2) define a collection for the constructing embedding networks to be stored in, this could simply be a dictionary with each key being the identifier for a given embedding network, and we encourage people to put their embedding networks in this dict

I would prefer option 1 as this would allow us to easily print what embedding networks are initiated, easy to understand how to add more, and would enforce that they work identically.

In container type for these graph based models this could be implemented with something like:

from torch import nn

class EncodeProcessDecodeGraph:
    def __init__(self):
        self._embedding_blueprints = {}
        self._embedding_networks = {}

    def _register_embedder(
        self, identifier, n_features_in, n_features_out, kind
    ):
        self._embedding_blueprints[identifier] = dict(
            n_features_in=n_features_in,
            n_features_out=n_features_out,
            kind=kind,
        )

    def _construct_embedders(self):
        for identifier, blueprint in self._embedding_blueprints.items():
            n_in = blueprint["n_features_in"]
            n_out = blueprint["n_features_out"]
            if blueprint["kind"] == "linear_single":
                self._embedding_networks[identifier] = nn.Linear(n_in, n_out)
            else:
                raise ValueError(f"Unknown kind: {blueprint['kind']}")

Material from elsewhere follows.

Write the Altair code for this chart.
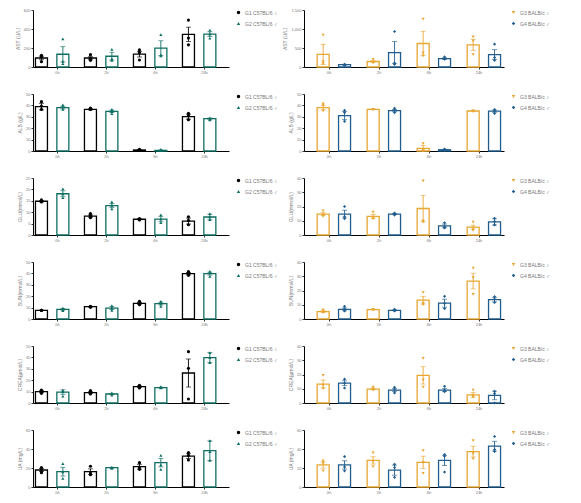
import altair as alt
import pandas as pd

TIMES = ["0h", "2h", "6h", "24h"]
LEFT_GROUPS = ["G1 C57BL/6 ♀", "G2 C57BL/6 ♂"]
RIGHT_GROUPS = ["G3 BALB/c ♀", "G4 BALB/c ♂"]
LEFT_COLORS = ["#000000", "#0f6e62"]
RIGHT_COLORS = ["#e8a633", "#215d8d"]
LEFT_SHAPES = ["circle", "triangle-up"]
RIGHT_SHAPES = ["triangle-down", "diamond"]

TITLES = ["AST (U/L)", "ALB (g/L)", "GLU(mmol/L)", "BUN(mmol/L)", "CREA(μmol/L)", "UA (mg/L)"]
LEFT_TICKS = [[0, 200, 400, 600], [0, 10, 20, 30, 40, 50], [0, 5, 10, 15, 20, 25],
              [0, 10, 20, 30, 40, 50], [0, 10, 20, 30, 40, 50], [0, 20, 40, 60]]
RIGHT_TICKS = [[0, 500, 1000, 1500], [0, 10, 20, 30, 40, 50], [0, 10, 20, 30, 40],
               [0, 10, 20, 30, 40], [0, 10, 20, 30, 40], [0, 20, 40, 60]]

# ---- AST ----
AST_L_MEAN = [[95, 95, 135, 344], [134, 113, 198, 346]]
AST_L_SEM = [[18, 14, 30, 75], [80, 42, 78, 25]]
AST_L_PTS = [[[123, 106, 56], [130, 90, 70], [180, 152, 74], [494, 304, 233]],
             [[296, 60, 35], [185, 85, 70], [342, 127, 116], [388, 346, 304]]]
AST_R_MEAN = [[330, 145, 618, 580], [62, 379, 221, 326]]
AST_R_SEM = [[265, 20, 320, 150], [8, 290, 20, 130]]
AST_R_PTS = [[[838, 141, 90], [200, 130, 110], [1262, 370, 291], [794, 688, 326]],
             [[70, 53, 44], [935, 106, 70], [265, 221, 203], [600, 247, 176]]]
# ---- ALB ----
ALB_L_MEAN = [[38.9, 36.5, 0.9, 30.1], [38.0, 34.8, 0.6, 28.4]]
ALB_L_SEM = [[2.9, 0.5, 0.3, 2.2], [1.2, 1.1, 0.3, 0.5]]
ALB_L_PTS = [[[43.3, 39.5, 36.5], [37.7, 37.1, 36.5], [1.5, 0.9, 0.6], [33.0, 31.0, 27.5]],
             [[40.4, 38.6, 36.5], [36.5, 34.5, 32.7], [1.5, 0.6, 0.3], [29.0, 27.8, 27.2]]]
ALB_R_MEAN = [[38.0, 36.6, 2.3, 35.1], [31.1, 35.4, 1.1, 34.9]]
ALB_R_SEM = [[1.9, 0.2, 2.5, 0.2], [3.6, 1.0, 0.3, 1.0]]
ALB_R_PTS = [[[41.4, 40.3, 35.1], [36.6, 36.6, 36.3], [6.5, 0.3, 0.1], [35.1, 34.9, 34.6]],
             [[35.7, 33.7, 26.0], [37.4, 35.7, 33.7], [1.7, 1.1, 0.6], [36.3, 35.1, 32.9]]]
# ---- GLU ----
GLU_L_MEAN = [[14.8, 8.3, 6.9, 6.1], [18.1, 12.9, 7.0, 7.9]]
GLU_L_SEM = [[0.3, 0.5, 0.2, 1.3], [1.3, 0.9, 1.2, 1.2]]
GLU_L_PTS = [[[15.4, 14.8, 14.5], [9.4, 8.5, 7.6], [7.2, 6.9, 6.6], [8.0, 6.4, 4.5]],
             [[20.2, 18.0, 16.4], [14.5, 13.0, 11.5], [8.8, 7.0, 5.4], [9.4, 7.9, 6.7]]]
GLU_R_MEAN = [[14.7, 13.1, 18.6, 5.5], [14.7, 14.7, 6.4, 9.2]]
GLU_R_SEM = [[1.0, 1.4, 9.2, 1.4], [2.7, 0.4, 1.3, 2.2]]
GLU_R_PTS = [[[17.0, 14.0, 13.0], [16.0, 12.0, 11.3], [37.9, 9.9, 9.0], [9.0, 4.6, 3.2]],
             [[20.0, 12.9, 11.5], [15.4, 14.7, 14.0], [8.6, 5.7, 5.0], [11.7, 9.4, 7.1]]]
# ---- BUN ----
BUN_L_MEAN = [[7.6, 10.8, 13.7, 39.8], [8.5, 9.6, 13.5, 39.8]]
BUN_L_SEM = [[0.2, 0.3, 0.8, 1.0], [0.6, 1.2, 1.3, 1.3]]
BUN_L_PTS = [[[7.5, 7.6, 7.7], [11.1, 10.8, 10.2], [15.5, 13.7, 12.6], [41.5, 39.8, 38.3]],
             [[9.6, 8.5, 7.3], [11.7, 9.6, 7.6], [15.5, 13.7, 11.1], [41.8, 40.4, 37.4]]]
BUN_R_MEAN = [[5.2, 6.6, 13.2, 26.6], [6.8, 6.1, 11.1, 13.6]]
BUN_R_SEM = [[0.6, 0.1, 2.7, 5.5], [1.0, 0.3, 2.8, 1.6]]
BUN_R_PTS = [[[6.4, 5.2, 4.5], [6.5, 6.6, 6.7], [18.6, 11.0, 10.0], [35.7, 29.1, 17.3]],
             [[8.9, 7.0, 5.7], [6.8, 6.1, 5.7], [15.9, 10.9, 7.3], [15.7, 13.9, 11.6]]]
# ---- CREA ----
CREA_L_MEAN = [[10.0, 9.1, 14.3, 26.3], [9.6, 7.9, 13.5, 39.8]]
CREA_L_SEM = [[0.9, 0.9, 0.7, 12.3], [2.0, 0.5, 0.3, 4.4]]
CREA_L_PTS = [[[11.4, 9.9, 8.5], [10.8, 9.1, 7.9], [15.5, 14.3, 13.2], [45.0, 30.4, 3.5]],
              [[11.1, 9.9, 6.1], [8.8, 7.9, 7.0], [14.3, 13.5, 13.2], [44.2, 39.8, 35.4]]]
CREA_R_MEAN = [[13.3, 9.8, 19.4, 5.7], [13.9, 9.1, 9.1, 5.3]]
CREA_R_SEM = [[2.8, 0.6, 6.1, 1.7], [1.7, 1.1, 1.1, 3.0]]
CREA_R_PTS = [[[19.4, 12.3, 10.1], [11.2, 9.8, 9.1], [31.3, 16.2, 11.2], [9.1, 5.0, 4.1]],
              [[16.7, 13.9, 10.5], [11.0, 9.1, 7.1], [11.7, 8.9, 8.0], [8.2, 6.6, 0.0]]]
# ---- UA ----
UA_L_MEAN = [[17.9, 16.1, 21.4, 32.6], [16.1, 20.4, 25.6, 38.2]]
UA_L_SEM = [[1.6, 3.0, 2.5, 2.5], [4.6, 0.3, 4.4, 10.3]]
UA_L_PTS = [[[20.4, 17.5, 15.1], [21.8, 14.7, 13.0], [25.6, 21.0, 18.6], [36.1, 33.3, 28.4]],
            [[24.6, 15.8, 9.1], [20.7, 20.4, 19.6], [33.3, 23.2, 18.6], [48.8, 37.2, 28.1]]]
UA_R_MEAN = [[23.2, 28.0, 25.9, 37.2], [23.2, 17.7, 28.0, 43.0]]
UA_R_SEM = [[3.4, 3.8, 6.5, 5.7], [4.4, 5.3, 5.3, 5.1]]
UA_R_PTS = [[[27.6, 24.9, 17.0], [35.8, 26.6, 21.5], [38.2, 25.9, 14.3], [48.8, 35.1, 29.7]],
            [[32.0, 21.1, 17.0], [23.9, 20.5, 10.2], [34.1, 32.4, 15.7], [53.2, 39.5, 37.5]]]

PANELS = [
    (AST_L_MEAN, AST_L_SEM, AST_L_PTS, AST_R_MEAN, AST_R_SEM, AST_R_PTS),
    (ALB_L_MEAN, ALB_L_SEM, ALB_L_PTS, ALB_R_MEAN, ALB_R_SEM, ALB_R_PTS),
    (GLU_L_MEAN, GLU_L_SEM, GLU_L_PTS, GLU_R_MEAN, GLU_R_SEM, GLU_R_PTS),
    (BUN_L_MEAN, BUN_L_SEM, BUN_L_PTS, BUN_R_MEAN, BUN_R_SEM, BUN_R_PTS),
    (CREA_L_MEAN, CREA_L_SEM, CREA_L_PTS, CREA_R_MEAN, CREA_R_SEM, CREA_R_PTS),
    (UA_L_MEAN, UA_L_SEM, UA_L_PTS, UA_R_MEAN, UA_R_SEM, UA_R_PTS),
]


def panel(title, groups, colors, shapes, means, sems, pts, ticks, width):
    bar_rows, pt_rows = [], []
    for gi, g in enumerate(groups):
        for ti, t in enumerate(TIMES):
            m, s = means[gi][ti], sems[gi][ti]
            bar_rows.append(dict(time=t, group=g, mean=m, lo=max(m - s, 0), hi=m + s))
            for v in pts[gi][ti]:
                pt_rows.append(dict(time=t, group=g, value=v))
    bdf = pd.DataFrame(bar_rows)
    pdf = pd.DataFrame(pt_rows)

    X = alt.X("time:N", sort=TIMES, scale=alt.Scale(paddingInner=0, paddingOuter=0),
              axis=alt.Axis(title=None, labelAngle=0))
    XO = alt.XOffset("group:N", sort=groups, scale=alt.Scale(paddingInner=0, paddingOuter=0.29))
    ys = alt.Scale(domain=[0, ticks[-1]], nice=False, zero=True)
    yax = alt.Axis(title=title, values=ticks)
    cscale = alt.Scale(domain=groups, range=colors)
    leg = alt.Legend(title=None, orient="right", offset=7, padding=0, labelFontSize=5,
                     labelColor="#777777", symbolSize=12, rowPadding=5, symbolStrokeWidth=0,
                     labelLimit=100)

    bars = alt.Chart(bdf).mark_bar(fill="white", strokeWidth=1.3, size=12).encode(
        x=X, xOffset=XO, y=alt.Y("mean:Q", scale=ys, axis=yax),
        stroke=alt.Stroke("group:N", scale=cscale, legend=leg))
    rule = alt.Chart(bdf).mark_rule(strokeWidth=0.9).encode(
        x=X, xOffset=XO, y=alt.Y("lo:Q", scale=ys, axis=yax), y2="hi:Q",
        stroke=alt.Stroke("group:N", scale=cscale, legend=leg))
    cap_hi = alt.Chart(bdf).mark_tick(size=5, thickness=0.9).encode(
        x=X, xOffset=XO, y=alt.Y("hi:Q", scale=ys, axis=yax),
        fill=alt.Fill("group:N", scale=cscale, legend=leg))
    cap_lo = alt.Chart(bdf).mark_tick(size=5, thickness=0.9).encode(
        x=X, xOffset=XO, y=alt.Y("lo:Q", scale=ys, axis=yax),
        fill=alt.Fill("group:N", scale=cscale, legend=leg))
    points = alt.Chart(pdf).mark_point(filled=True, size=10, opacity=1).encode(
        x=X, xOffset=XO, y=alt.Y("value:Q", scale=ys, axis=yax),
        color=alt.Color("group:N", scale=cscale, legend=leg),
        shape=alt.Shape("group:N", scale=alt.Scale(domain=groups, range=shapes), legend=leg))
    return alt.layer(bars, rule, cap_hi, cap_lo, points).properties(width=width, height=57)


charts = []
for i, (lm, ls, lp, rm, rs, rp) in enumerate(PANELS):
    charts.append(panel(TITLES[i], LEFT_GROUPS, LEFT_COLORS, LEFT_SHAPES, lm, ls, lp, LEFT_TICKS[i], 196))
    charts.append(panel(TITLES[i], RIGHT_GROUPS, RIGHT_COLORS, RIGHT_SHAPES, rm, rs, rp, RIGHT_TICKS[i], 200))

chart = alt.concat(*charts, columns=2, spacing={"row": 27, "column": 75},
                   bounds="flush", align="each").resolve_scale(
    x="independent", y="independent", color="independent", shape="independent",
    stroke="independent", fill="independent").resolve_legend(
    color="independent", shape="independent", stroke="independent", fill="independent").properties(
    padding={"left": 7, "top": 0, "right": 0, "bottom": 0}
).configure_view(stroke=None).configure_axis(
    domainColor="#000000", domainWidth=1, tickColor="#000000", tickSize=2, tickWidth=0.8,
    labelFontSize=4, labelColor="#777777", titleFontSize=5, titleColor="#777777",
    titleFontWeight="normal", grid=False, labelPadding=1, titlePadding=3,
    labelFont="Liberation Sans", titleFont="Liberation Sans"
).configure_legend(labelFont="Liberation Sans")

chart.save("out.html", embed_options={"renderer": "svg", "actions": False})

class KeislerGraph(EncodeProcessDecodeGraph):
    def __init__(
        self, hidden_dim_size=512, n_grid_features=10, n_edge_features=2
    ):
        super().__init__()

        self._register_embedder(
            identifier="grid_node",
            n_features_in=n_grid_features,
            n_features_out=hidden_dim_size,
            kind="linear_single",
        )
        self._register_embedder(
            identifier="g2m_and_m2g_edge",
            n_features_in=n_edge_features,
            n_features_out=hidden_dim_size,
            kind="linear_single",
        )
        self._register_embedder(
            identifier="m2m_edge",
            n_features_in=n_edge_features,
            n_features_out=hidden_dim_size,
            kind="linear_single",
        )

        self._construct_embedders()

I will create a separate comment for the message-passing networks

joeloskarsson commented 3 weeks ago

The embedd_all function that I mentioned is more about how the embedders are then applied to the input, so quite orthogonal to this. It is in the code for the ensemble model so not on Github yet. But I hope to have that pushed today, then I'll link it here.

Overall I think this looks nice. This could act almost as a wrapper for utils.make_mlp, but specific to MLPs that are embedders, so we can better keep track of them and make sure they are constructed in similar ways. There will be some work needed to make this fit into the model class hierarchy (existing or proposed new one), but I think it should be doable.

One thing I am wondering though: Could we not just immediately create each embedder, instead of registering them first and then having a separate call for constructing them? If we have something like _create_embedder it could both create the embedder and store it in self._embedding_networks immediately. That way we still keep track of all embedders in the same way, but avoids an additional function call that requires some understanding of the whole register->construct setup. I think that would also play more nicely with the model class hierarcy, as there will be no question which class is responsible for calling self._construct_embedders().

joeloskarsson commented 2 weeks ago

Here is the embedd_all function: https://github.com/mllam/neural-lam/blob/89c5ce938e5f05a31a81422c4198066a55ebaeaf/neural_lam/models/graph_efm.py#L295-L372

But again, that is a bit orthogonal since it is about how the embedders are applied to grid-input + graph, rather than how they are created. Perhaps of more interest is how the embedders are created in that class:

https://github.com/mllam/neural-lam/blob/89c5ce938e5f05a31a81422c4198066a55ebaeaf/neural_lam/models/graph_efm.py#L49-L138

This is at least collected all in one place, but could be even nicer with something like what's proposed above.